# DIRECTION:
Output the line that holds "Give me the matplotlib source for this chart.", the line that holds "ax2 = ax.twinx()", and every line between them, exactly, but none of the pictures.

══ EXERCISE MATERIAL ══

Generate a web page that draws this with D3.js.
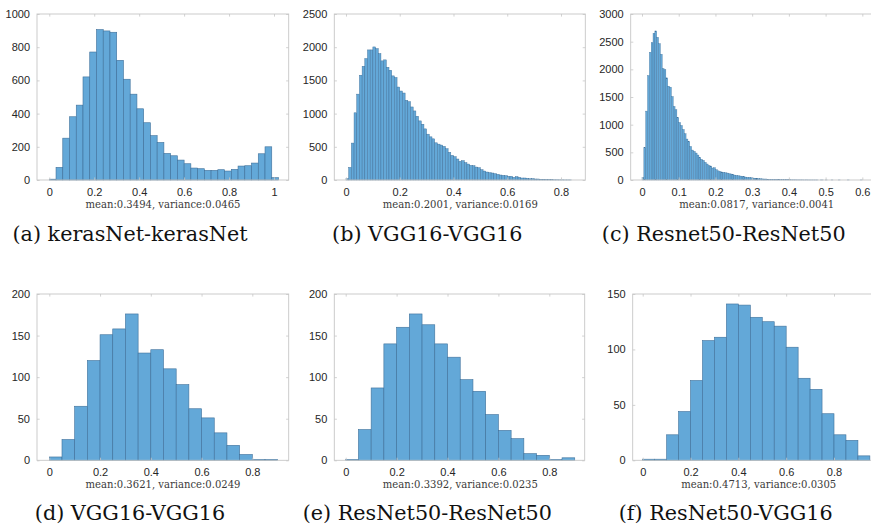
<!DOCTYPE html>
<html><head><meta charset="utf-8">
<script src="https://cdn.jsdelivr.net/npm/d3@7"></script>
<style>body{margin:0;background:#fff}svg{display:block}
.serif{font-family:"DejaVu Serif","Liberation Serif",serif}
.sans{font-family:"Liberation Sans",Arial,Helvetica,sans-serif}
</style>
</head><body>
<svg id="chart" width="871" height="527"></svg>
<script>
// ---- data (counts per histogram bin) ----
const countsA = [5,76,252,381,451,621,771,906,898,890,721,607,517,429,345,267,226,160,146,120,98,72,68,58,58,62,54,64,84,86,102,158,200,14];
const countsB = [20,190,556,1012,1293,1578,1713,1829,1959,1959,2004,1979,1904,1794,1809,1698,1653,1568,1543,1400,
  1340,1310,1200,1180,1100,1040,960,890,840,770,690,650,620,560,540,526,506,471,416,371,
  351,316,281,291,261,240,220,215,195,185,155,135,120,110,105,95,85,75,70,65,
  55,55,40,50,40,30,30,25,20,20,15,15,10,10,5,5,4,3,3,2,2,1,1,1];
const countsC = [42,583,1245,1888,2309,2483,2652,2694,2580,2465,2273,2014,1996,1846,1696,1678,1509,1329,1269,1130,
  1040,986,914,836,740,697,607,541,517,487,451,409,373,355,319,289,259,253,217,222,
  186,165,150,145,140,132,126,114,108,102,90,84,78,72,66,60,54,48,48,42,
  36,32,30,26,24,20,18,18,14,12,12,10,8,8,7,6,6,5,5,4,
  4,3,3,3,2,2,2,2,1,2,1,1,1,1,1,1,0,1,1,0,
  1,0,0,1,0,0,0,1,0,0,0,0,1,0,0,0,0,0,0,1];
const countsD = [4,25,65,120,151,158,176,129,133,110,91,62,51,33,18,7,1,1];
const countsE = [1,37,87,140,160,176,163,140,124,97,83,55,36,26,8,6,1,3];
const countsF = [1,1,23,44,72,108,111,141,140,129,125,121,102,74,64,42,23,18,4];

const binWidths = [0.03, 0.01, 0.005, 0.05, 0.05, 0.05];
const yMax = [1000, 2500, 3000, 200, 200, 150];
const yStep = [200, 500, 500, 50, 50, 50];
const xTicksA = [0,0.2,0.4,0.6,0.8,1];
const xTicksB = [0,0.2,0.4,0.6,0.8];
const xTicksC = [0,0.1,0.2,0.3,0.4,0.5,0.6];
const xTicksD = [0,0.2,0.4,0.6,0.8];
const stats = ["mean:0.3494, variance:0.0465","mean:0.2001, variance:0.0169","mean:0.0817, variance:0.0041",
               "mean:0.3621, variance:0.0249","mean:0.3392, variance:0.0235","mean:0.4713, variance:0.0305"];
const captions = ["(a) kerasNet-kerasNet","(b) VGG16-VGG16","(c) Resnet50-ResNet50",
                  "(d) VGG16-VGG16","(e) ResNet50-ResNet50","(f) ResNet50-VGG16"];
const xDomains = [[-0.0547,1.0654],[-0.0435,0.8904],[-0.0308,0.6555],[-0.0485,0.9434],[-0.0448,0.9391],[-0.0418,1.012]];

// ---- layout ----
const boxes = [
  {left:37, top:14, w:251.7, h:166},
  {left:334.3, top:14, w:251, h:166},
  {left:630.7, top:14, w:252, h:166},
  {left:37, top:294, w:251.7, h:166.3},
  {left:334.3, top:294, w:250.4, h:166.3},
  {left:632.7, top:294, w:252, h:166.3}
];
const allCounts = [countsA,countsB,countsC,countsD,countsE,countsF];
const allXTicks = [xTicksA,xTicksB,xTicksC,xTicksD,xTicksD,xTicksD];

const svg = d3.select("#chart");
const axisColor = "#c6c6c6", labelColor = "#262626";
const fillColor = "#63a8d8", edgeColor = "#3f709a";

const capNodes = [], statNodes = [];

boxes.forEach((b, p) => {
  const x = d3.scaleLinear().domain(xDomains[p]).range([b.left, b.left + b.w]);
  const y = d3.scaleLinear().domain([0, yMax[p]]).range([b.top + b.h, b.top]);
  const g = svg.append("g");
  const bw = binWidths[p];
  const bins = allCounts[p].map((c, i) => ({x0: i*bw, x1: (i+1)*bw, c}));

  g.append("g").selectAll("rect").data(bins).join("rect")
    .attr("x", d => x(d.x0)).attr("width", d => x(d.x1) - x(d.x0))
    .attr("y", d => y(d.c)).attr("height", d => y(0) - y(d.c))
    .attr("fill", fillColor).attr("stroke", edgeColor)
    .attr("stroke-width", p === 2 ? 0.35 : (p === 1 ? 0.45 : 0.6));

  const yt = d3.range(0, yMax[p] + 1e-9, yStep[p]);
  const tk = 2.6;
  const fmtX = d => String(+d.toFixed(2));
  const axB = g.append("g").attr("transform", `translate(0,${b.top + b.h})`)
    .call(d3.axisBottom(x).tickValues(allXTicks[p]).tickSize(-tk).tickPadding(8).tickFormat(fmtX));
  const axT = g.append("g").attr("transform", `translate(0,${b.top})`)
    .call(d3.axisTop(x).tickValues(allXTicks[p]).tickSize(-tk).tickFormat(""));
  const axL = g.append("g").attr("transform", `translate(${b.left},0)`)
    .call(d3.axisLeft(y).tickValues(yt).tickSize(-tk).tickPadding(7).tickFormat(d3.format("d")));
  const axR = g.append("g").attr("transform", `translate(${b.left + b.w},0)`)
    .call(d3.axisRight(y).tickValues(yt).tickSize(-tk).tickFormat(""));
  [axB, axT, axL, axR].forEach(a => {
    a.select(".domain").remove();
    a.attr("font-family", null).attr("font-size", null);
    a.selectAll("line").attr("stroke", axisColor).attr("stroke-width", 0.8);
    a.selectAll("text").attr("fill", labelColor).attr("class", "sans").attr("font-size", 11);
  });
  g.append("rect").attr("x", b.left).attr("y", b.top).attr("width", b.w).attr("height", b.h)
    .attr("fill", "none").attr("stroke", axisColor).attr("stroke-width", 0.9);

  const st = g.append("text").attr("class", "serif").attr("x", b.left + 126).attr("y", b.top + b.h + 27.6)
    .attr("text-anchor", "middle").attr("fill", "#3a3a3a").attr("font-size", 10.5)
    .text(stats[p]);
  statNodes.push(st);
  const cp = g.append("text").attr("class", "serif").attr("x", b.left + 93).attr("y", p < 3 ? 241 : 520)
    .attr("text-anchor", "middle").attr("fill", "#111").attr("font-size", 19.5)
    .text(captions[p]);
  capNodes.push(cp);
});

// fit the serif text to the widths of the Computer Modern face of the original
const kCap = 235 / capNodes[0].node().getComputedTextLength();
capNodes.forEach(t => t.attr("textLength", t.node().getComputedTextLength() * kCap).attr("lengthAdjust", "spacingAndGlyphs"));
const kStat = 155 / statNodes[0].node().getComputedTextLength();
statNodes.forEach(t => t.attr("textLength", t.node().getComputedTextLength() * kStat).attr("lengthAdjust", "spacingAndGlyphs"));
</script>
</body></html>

═══
══ EXERCISE MATERIAL ══

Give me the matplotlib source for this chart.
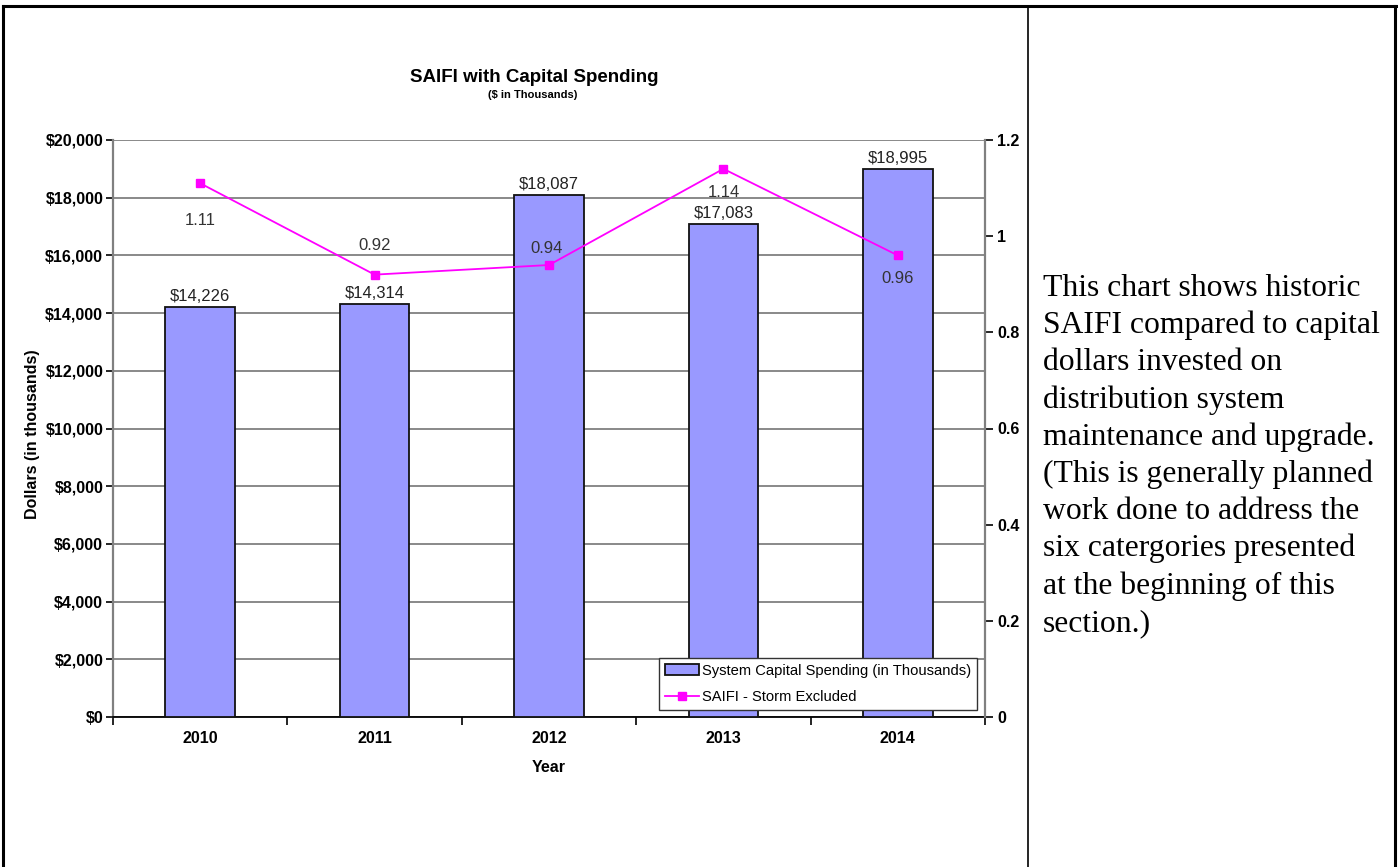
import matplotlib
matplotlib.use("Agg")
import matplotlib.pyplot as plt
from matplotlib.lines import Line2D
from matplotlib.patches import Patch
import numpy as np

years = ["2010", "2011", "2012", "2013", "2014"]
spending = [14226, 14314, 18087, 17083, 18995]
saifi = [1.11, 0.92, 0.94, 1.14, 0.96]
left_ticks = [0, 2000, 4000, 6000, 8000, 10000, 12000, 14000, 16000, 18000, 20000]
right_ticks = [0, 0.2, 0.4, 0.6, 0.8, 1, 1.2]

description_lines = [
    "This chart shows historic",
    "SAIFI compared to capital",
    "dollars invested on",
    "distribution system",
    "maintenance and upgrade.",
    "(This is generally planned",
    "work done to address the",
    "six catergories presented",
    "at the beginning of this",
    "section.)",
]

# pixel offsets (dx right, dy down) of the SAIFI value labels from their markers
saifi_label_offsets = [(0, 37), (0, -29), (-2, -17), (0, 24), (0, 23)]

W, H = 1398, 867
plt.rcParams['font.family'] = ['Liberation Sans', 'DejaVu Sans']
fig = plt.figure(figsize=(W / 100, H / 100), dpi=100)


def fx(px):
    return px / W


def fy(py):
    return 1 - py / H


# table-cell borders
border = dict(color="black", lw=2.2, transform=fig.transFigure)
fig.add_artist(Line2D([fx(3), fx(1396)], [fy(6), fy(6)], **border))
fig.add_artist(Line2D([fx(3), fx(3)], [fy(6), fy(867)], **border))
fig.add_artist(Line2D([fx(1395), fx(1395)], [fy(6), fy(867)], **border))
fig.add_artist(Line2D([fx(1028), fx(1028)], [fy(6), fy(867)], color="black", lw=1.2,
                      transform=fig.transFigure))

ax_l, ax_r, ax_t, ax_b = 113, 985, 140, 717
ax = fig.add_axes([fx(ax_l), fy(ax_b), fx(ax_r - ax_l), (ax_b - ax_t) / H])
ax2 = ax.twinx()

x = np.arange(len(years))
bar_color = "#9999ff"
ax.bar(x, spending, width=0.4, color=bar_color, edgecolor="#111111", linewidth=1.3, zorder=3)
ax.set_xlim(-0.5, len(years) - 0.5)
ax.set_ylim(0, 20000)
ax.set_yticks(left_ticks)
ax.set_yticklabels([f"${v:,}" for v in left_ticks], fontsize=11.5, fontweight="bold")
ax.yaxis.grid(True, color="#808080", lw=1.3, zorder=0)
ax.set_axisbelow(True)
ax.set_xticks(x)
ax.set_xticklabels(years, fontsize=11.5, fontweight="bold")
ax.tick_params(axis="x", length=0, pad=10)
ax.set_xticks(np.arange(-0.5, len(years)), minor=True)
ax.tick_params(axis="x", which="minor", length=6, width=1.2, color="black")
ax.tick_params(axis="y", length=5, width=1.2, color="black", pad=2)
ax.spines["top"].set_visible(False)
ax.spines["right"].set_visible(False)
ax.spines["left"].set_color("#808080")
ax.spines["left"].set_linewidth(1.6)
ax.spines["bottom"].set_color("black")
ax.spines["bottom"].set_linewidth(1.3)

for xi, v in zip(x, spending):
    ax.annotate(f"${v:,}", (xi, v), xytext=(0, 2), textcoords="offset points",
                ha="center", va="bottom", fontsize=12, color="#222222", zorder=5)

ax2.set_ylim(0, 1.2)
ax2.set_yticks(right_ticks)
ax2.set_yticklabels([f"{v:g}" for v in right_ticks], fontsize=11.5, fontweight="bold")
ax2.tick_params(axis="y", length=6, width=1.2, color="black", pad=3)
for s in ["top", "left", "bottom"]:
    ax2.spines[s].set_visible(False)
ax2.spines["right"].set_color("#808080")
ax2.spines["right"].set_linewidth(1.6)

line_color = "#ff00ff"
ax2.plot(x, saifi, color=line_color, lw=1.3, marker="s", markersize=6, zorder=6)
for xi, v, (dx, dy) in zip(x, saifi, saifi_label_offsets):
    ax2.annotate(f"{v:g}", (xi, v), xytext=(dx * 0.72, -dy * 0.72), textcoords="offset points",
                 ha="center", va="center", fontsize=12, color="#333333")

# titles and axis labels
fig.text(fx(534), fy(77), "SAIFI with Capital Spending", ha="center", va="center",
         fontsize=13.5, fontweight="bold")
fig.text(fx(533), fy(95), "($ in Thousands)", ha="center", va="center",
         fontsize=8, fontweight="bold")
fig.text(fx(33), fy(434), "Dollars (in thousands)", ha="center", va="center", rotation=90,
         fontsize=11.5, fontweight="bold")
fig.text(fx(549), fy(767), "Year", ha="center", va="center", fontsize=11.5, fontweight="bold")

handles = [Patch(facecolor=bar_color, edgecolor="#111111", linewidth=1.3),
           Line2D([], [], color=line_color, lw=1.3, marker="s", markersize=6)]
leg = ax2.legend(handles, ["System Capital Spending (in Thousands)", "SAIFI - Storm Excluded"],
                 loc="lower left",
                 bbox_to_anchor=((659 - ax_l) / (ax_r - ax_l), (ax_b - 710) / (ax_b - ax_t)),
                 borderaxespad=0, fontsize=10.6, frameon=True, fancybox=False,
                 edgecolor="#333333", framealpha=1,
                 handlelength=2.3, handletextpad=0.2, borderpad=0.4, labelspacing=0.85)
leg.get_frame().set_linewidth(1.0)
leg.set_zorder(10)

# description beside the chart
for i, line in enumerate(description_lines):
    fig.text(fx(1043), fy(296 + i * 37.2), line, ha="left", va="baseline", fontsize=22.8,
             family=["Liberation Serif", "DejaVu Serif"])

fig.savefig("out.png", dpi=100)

═══

# SOLUTION TO THE PROBLEM:
Give me the matplotlib source for this chart.
import matplotlib
matplotlib.use("Agg")
import matplotlib.pyplot as plt
from matplotlib.lines import Line2D
from matplotlib.patches import Patch
import numpy as np

years = ["2010", "2011", "2012", "2013", "2014"]
spending = [14226, 14314, 18087, 17083, 18995]
saifi = [1.11, 0.92, 0.94, 1.14, 0.96]
left_ticks = [0, 2000, 4000, 6000, 8000, 10000, 12000, 14000, 16000, 18000, 20000]
right_ticks = [0, 0.2, 0.4, 0.6, 0.8, 1, 1.2]

description_lines = [
    "This chart shows historic",
    "SAIFI compared to capital",
    "dollars invested on",
    "distribution system",
    "maintenance and upgrade.",
    "(This is generally planned",
    "work done to address the",
    "six catergories presented",
    "at the beginning of this",
    "section.)",
]

# pixel offsets (dx right, dy down) of the SAIFI value labels from their markers
saifi_label_offsets = [(0, 37), (0, -29), (-2, -17), (0, 24), (0, 23)]

W, H = 1398, 867
plt.rcParams['font.family'] = ['Liberation Sans', 'DejaVu Sans']
fig = plt.figure(figsize=(W / 100, H / 100), dpi=100)


def fx(px):
    return px / W


def fy(py):
    return 1 - py / H


# table-cell borders
border = dict(color="black", lw=2.2, transform=fig.transFigure)
fig.add_artist(Line2D([fx(3), fx(1396)], [fy(6), fy(6)], **border))
fig.add_artist(Line2D([fx(3), fx(3)], [fy(6), fy(867)], **border))
fig.add_artist(Line2D([fx(1395), fx(1395)], [fy(6), fy(867)], **border))
fig.add_artist(Line2D([fx(1028), fx(1028)], [fy(6), fy(867)], color="black", lw=1.2,
                      transform=fig.transFigure))

ax_l, ax_r, ax_t, ax_b = 113, 985, 140, 717
ax = fig.add_axes([fx(ax_l), fy(ax_b), fx(ax_r - ax_l), (ax_b - ax_t) / H])
ax2 = ax.twinx()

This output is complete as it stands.